La performance du plasticien chypriote Christodoulos Panayiotou, Dying on Stage, programmée à Montpellier par le Centre  chorégraphique national ICI en partenariat avec La Vignette, l’Université Paul-Valéry et le MO.CO. traite avec ironie de la mort sur scène.


 

On pourrait dire que Christodoulos Panayiotou s’intéresse à l’interstice séparant la représentation de la réalité. La pièce est présentée sous un format qui pourrait rappeler celui d’une conférence. Christodoulos Panayiotou, surplombant le public depuis la scène, fait défiler une compilation de vidéos YouTube tout en déroulant les récits sous-jacents aux images montrées ; l’artiste nous questionne, de vidéo en vidéo, d’histoire en histoire. Nous nous introduisons à l’intérieur de l’espace mental et virtuel de l’artiste — en contact direct avec les interrogations par lesquelles son travail est sous-tendu. Les questionnements théoriques sur lesquels se construisent un spectacle deviennent ici le spectacle en lui-même ; la mise en scène est minimaliste, le jeu transparent.
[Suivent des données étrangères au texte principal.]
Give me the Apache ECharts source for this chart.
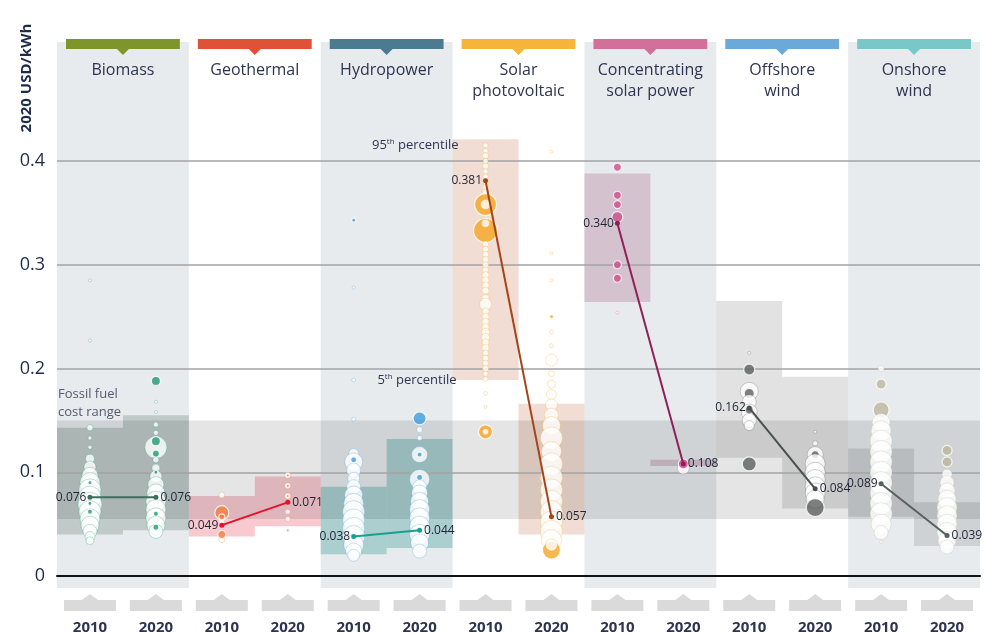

L’artiste endosse son propre rôle ; son obsession pour la mort est fictionnalisée à travers la distance au public que produit le format du spectacle. Nous sommes à l’intérieur de ce qui accompagne la création : à l’intérieur des interrogations qui poussent Christodoulos Panayiotou à se produire devant nous.

La première partie de la pièce est en grande partie consacrée à la question de l’ironie tragique du destin des acteurs dont la mort représentée sur scène des milliers de fois précède à leur réelle disparition. Les acteurs, chanteurs et danseurs dont la vie entière est consacrée à la représentation font de leur propre mort une représentation — sans que cela ne dépende de leur volonté. Ils s’entraînent à mourir le mieux possible, de la manière la plus crédible possible ; l’ironie tragique de la mort réelle qui les rattrape ne peut que sauter aux yeux. On note l’exemple de Sarah Bernhardt, photographiée sur son lit de mort vingt ans avant sa mort. Cet “all-over” de morts à l’écran produit un effet comique : la mort se décrédibilise. Pourtant, elle rattrape. Trompe-t-on la mort en surjouant la mort ? Certains acteurs ont connu la mort sur scène — la vraie. Certains acteurs ont quitté la scène — ils sont resté vivants ; pourtant, ils sont morts à la scène aussi bien qu’à l’écran, ils ne jouent plus, ils meurent à la scène parce qu’ils échappent à la représentation. La mort sur scène telle que Christodoulos Panayiotou nous la fait voir est à l’intersection de la réalité et de la manière dont on la représente. Le temps passe et la distance s’affine — les frontières se brouillent ; on meurt sur scène et dans la réalité —, on représente la mort et on finit par en mourir.

 

Christodoulos Panayiotou

 

La deuxième partie de la pièce introduit une seconde interrogation centrale : les progrès réalisés par les technologies de captation de l’image ont bien souvent été utilisés en premier lieu afin de capter l’image de la mort. La captation de l’image est sciemment utilisée dans le but d’immortaliser la mort ; ainsi, la mort véritable peut être mise en scène, elle aussi. L’exemple de Topsy le démontre. Topsy, éléphant de cirque, puis de zoo, a été électrocuté lors d’une représentation filmée donnée à Coney Island en 1903. Cette exécution donnée à voir en spectacle et immortalisée en vidéo a entre autres permis de démontrer la dangerosité du courant électrique alternatif — permettant par la suite l’instauration de l’utilisation du courant électrique continu. Les nouvelles technologies ont souvent été utilisée en premier lieu pour donner la mort ; les nouvelles méthodes de captation de l’image ont souvent été utilisées pour la capter.

On ne peut s’empêcher de noter la part d’ironie que comporte en elle-même la mise en scène d’une pièce dont le sujet central est la mort sur scène. La pièce se termine, Christodoulos Panayiotou quitte la scène, les applaudissements du public retentissent et les lumières se rallument ; le spectateur se retrouve dans la réalité, coupé de l’espace de la représentation ; alors on se rappelle que l’artiste, depuis la scène, nous parle peut-être de l’ironie tragique de son propre destin : le spectacle dont il est le principal acteur consiste en une réflexion sur l’ironie tragique du destin de ceux qui représentent la mort sur scène, exercice qu’il vient très exactement d’accomplir avec un succès saisissant au cours des cinq heures qui ont précédé.